== PROBLEM REQUIREMENTS ==
Extract each line of the material that follows exactly and omit its pictures.
--------------------
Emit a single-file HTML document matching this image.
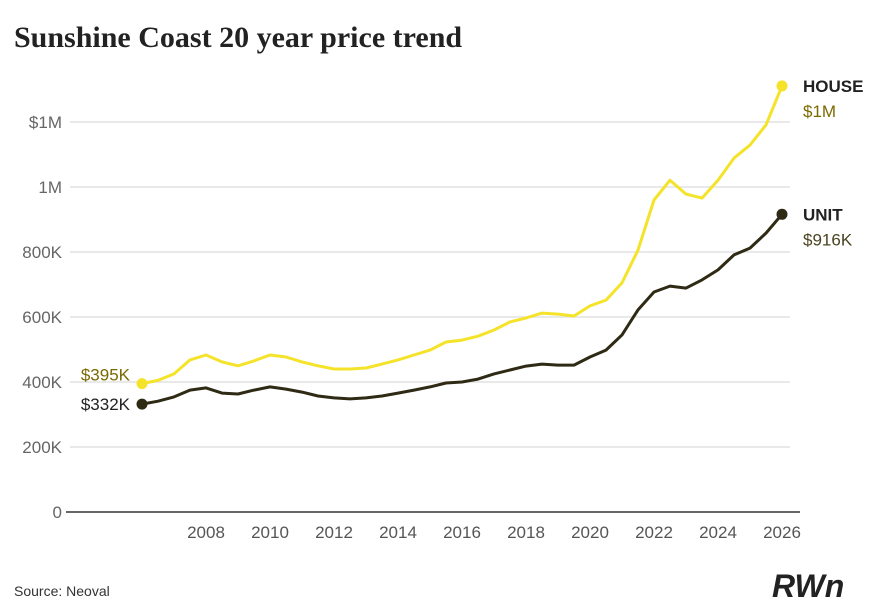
<!DOCTYPE html>
<html><head><meta charset="utf-8"><style>
body{margin:0;background:#fff;width:879px;height:614px;overflow:hidden;font-family:"Liberation Sans",sans-serif}
svg{display:block}
</style></head><body>
<svg width="879" height="614">
<text x="14" y="47" font-family="Liberation Serif,serif" font-weight="bold" font-size="30" fill="#222">Sunshine Coast 20 year price trend</text>
<g id="grid"></g>
<g id="yt"></g>
<g id="xt"></g>
<g id="series"></g>
<text x="14" y="596" font-size="14" fill="#333">Source: Neoval</text>
<text x="772" y="597" font-size="32" font-weight="bold" font-style="italic" fill="#222">RWn</text>
</svg>
<script>
const years=[2006,2006.5,2007,2007.5,2008,2008.5,2009,2009.5,2010,2010.5,2011,2011.5,2012,2012.5,2013,2013.5,2014,2014.5,2015,2015.5,2016,2016.5,2017,2017.5,2018,2018.5,2019,2019.5,2020,2020.5,2021,2021.5,2022,2022.5,2023,2023.5,2024,2024.5,2025,2025.5,2026];
const house=[395,405,425,468,483,462,450,465,483,477,462,450,440,440,443,455,468,483,498,523,529,541,560,585,597,612,609,603,634,652,705,806,960,1021,978,966,1021,1089,1129,1191,1311];
const unit=[332,341,354,375,382,366,363,375,385,378,369,357,351,348,351,357,366,375,385,397,400,409,425,437,449,455,452,452,477,498,545,622,677,695,689,714,745,791,812,858,916];
const yTicks=[0,200,400,600,800,1000,1200];
const yLabels=["0","200K","400K","600K","800K","1M","$1M"];
const xTicks=[2008,2010,2012,2014,2016,2018,2020,2022,2024,2026];
const NS="http://www.w3.org/2000/svg";
const X=v=>142+(v-2006)*32;
const Y=v=>512-v*65/200;
function mk(t,a,p){const e=document.createElementNS(NS,t);for(const k in a)e.setAttribute(k,a[k]);p.appendChild(e);return e;}
const grid=document.getElementById('grid'),yt=document.getElementById('yt'),xt=document.getElementById('xt'),se=document.getElementById('series');
yTicks.forEach((v,i)=>{
 if(v>0){const l=mk('line',{x1:70,x2:790,y1:Y(v),y2:Y(v),stroke:'#e2e2e2','stroke-width':1.5},grid);
 
 }
 const t=mk('text',{x:62,y:Y(v)+6,'text-anchor':'end','font-size':17,fill:'#666'},yt);
 t.textContent=yLabels[i];
 
 
});
const ax=mk('line',{x1:66,x2:800,y1:512,y2:512,stroke:'#333','stroke-width':1.5},grid);


xTicks.forEach(v=>{
 const t=mk('text',{x:X(v),y:538,'text-anchor':'middle','font-size':17,fill:'#555'},xt);
 t.textContent=v;
 
 
});
function series(vals,col,name){
 const p=mk('path',{d:vals.map((v,i)=>(i?'L':'M')+X(years[i]).toFixed(1)+','+Y(v).toFixed(1)).join(''),fill:'none',stroke:col,'stroke-width':3,'stroke-linejoin':'round'},se);
 
 
 [0,vals.length-1].forEach(i=>{
  const c=mk('circle',{cx:X(years[i]),cy:Y(vals[i]),r:5.5,fill:col},se);
  
  
 });
}
series(house,'#f5e32a','house');
series(unit,'#2e2a14','unit');
function lab(x,y,txt,col,w,anchor,name){
 const t=mk('text',{x:x,y:y,'font-size':17,fill:col,'font-weight':w,'text-anchor':anchor},se);
 t.textContent=txt;
 
 
}
const hl=house[house.length-1],ul=unit[unit.length-1];
lab(803,Y(hl)+6,'HOUSE','#222','bold','start','house-legend-label');
lab(803,Y(hl)+31,'$1M','#7a6a00','normal','start','house-end-value');
lab(803,Y(ul)+6,'UNIT','#222','bold','start','unit-legend-label');
lab(803,Y(ul)+31,'$'+ul+'K','#4a4420','normal','start','unit-end-value');
lab(130,Y(house[0])-3,'$'+house[0]+'K','#7a6a00','normal','end','house-start-value');
lab(130,Y(unit[0])+6,'$'+unit[0]+'K','#222','normal','end','unit-start-value');
</script>
</body></html>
--------------------
== THE REPLY ==
Emit a single-file HTML document matching this image.
<!DOCTYPE html>
<html><head><meta charset="utf-8"><style>
body{margin:0;background:#fff;width:879px;height:614px;overflow:hidden;font-family:"Liberation Sans",sans-serif}
svg{display:block}
</style></head><body>
<svg width="879" height="614">
<text x="14" y="47" font-family="Liberation Serif,serif" font-weight="bold" font-size="30" fill="#222">Sunshine Coast 20 year price trend</text>
<g id="grid"></g>
<g id="yt"></g>
<g id="xt"></g>
<g id="series"></g>
<text x="14" y="596" font-size="14" fill="#333">Source: Neoval</text>
<text x="772" y="597" font-size="32" font-weight="bold" font-style="italic" fill="#222">RWn</text>
</svg>
<script>
const years=[2006,2006.5,2007,2007.5,2008,2008.5,2009,2009.5,2010,2010.5,2011,2011.5,2012,2012.5,2013,2013.5,2014,2014.5,2015,2015.5,2016,2016.5,2017,2017.5,2018,2018.5,2019,2019.5,2020,2020.5,2021,2021.5,2022,2022.5,2023,2023.5,2024,2024.5,2025,2025.5,2026];
const house=[395,405,425,468,483,462,450,465,483,477,462,450,440,440,443,455,468,483,498,523,529,541,560,585,597,612,609,603,634,652,705,806,960,1021,978,966,1021,1089,1129,1191,1311];
const unit=[332,341,354,375,382,366,363,375,385,378,369,357,351,348,351,357,366,375,385,397,400,409,425,437,449,455,452,452,477,498,545,622,677,695,689,714,745,791,812,858,916];
const yTicks=[0,200,400,600,800,1000,1200];
const yLabels=["0","200K","400K","600K","800K","1M","$1M"];
const xTicks=[2008,2010,2012,2014,2016,2018,2020,2022,2024,2026];
const NS="http://www.w3.org/2000/svg";
const X=v=>142+(v-2006)*32;
const Y=v=>512-v*65/200;
function mk(t,a,p){const e=document.createElementNS(NS,t);for(const k in a)e.setAttribute(k,a[k]);p.appendChild(e);return e;}
const grid=document.getElementById('grid'),yt=document.getElementById('yt'),xt=document.getElementById('xt'),se=document.getElementById('series');
yTicks.forEach((v,i)=>{
 if(v>0){const l=mk('line',{x1:70,x2:790,y1:Y(v),y2:Y(v),stroke:'#e2e2e2','stroke-width':1.5},grid);
 
 }
 const t=mk('text',{x:62,y:Y(v)+6,'text-anchor':'end','font-size':17,fill:'#666'},yt);
 t.textContent=yLabels[i];
 
 
});
const ax=mk('line',{x1:66,x2:800,y1:512,y2:512,stroke:'#333','stroke-width':1.5},grid);


xTicks.forEach(v=>{
 const t=mk('text',{x:X(v),y:538,'text-anchor':'middle','font-size':17,fill:'#555'},xt);
 t.textContent=v;
 
 
});
function series(vals,col,name){
 const p=mk('path',{d:vals.map((v,i)=>(i?'L':'M')+X(years[i]).toFixed(1)+','+Y(v).toFixed(1)).join(''),fill:'none',stroke:col,'stroke-width':3,'stroke-linejoin':'round'},se);
 
 
 [0,vals.length-1].forEach(i=>{
  const c=mk('circle',{cx:X(years[i]),cy:Y(vals[i]),r:5.5,fill:col},se);
  
  
 });
}
series(house,'#f5e32a','house');
series(unit,'#2e2a14','unit');
function lab(x,y,txt,col,w,anchor,name){
 const t=mk('text',{x:x,y:y,'font-size':17,fill:col,'font-weight':w,'text-anchor':anchor},se);
 t.textContent=txt;
 
 
}
const hl=house[house.length-1],ul=unit[unit.length-1];
lab(803,Y(hl)+6,'HOUSE','#222','bold','start','house-legend-label');
lab(803,Y(hl)+31,'$1M','#7a6a00','normal','start','house-end-value');
lab(803,Y(ul)+6,'UNIT','#222','bold','start','unit-legend-label');
lab(803,Y(ul)+31,'$'+ul+'K','#4a4420','normal','start','unit-end-value');
lab(130,Y(house[0])-3,'$'+house[0]+'K','#7a6a00','normal','end','house-start-value');
lab(130,Y(unit[0])+6,'$'+unit[0]+'K','#222','normal','end','unit-start-value');
</script>
</body></html>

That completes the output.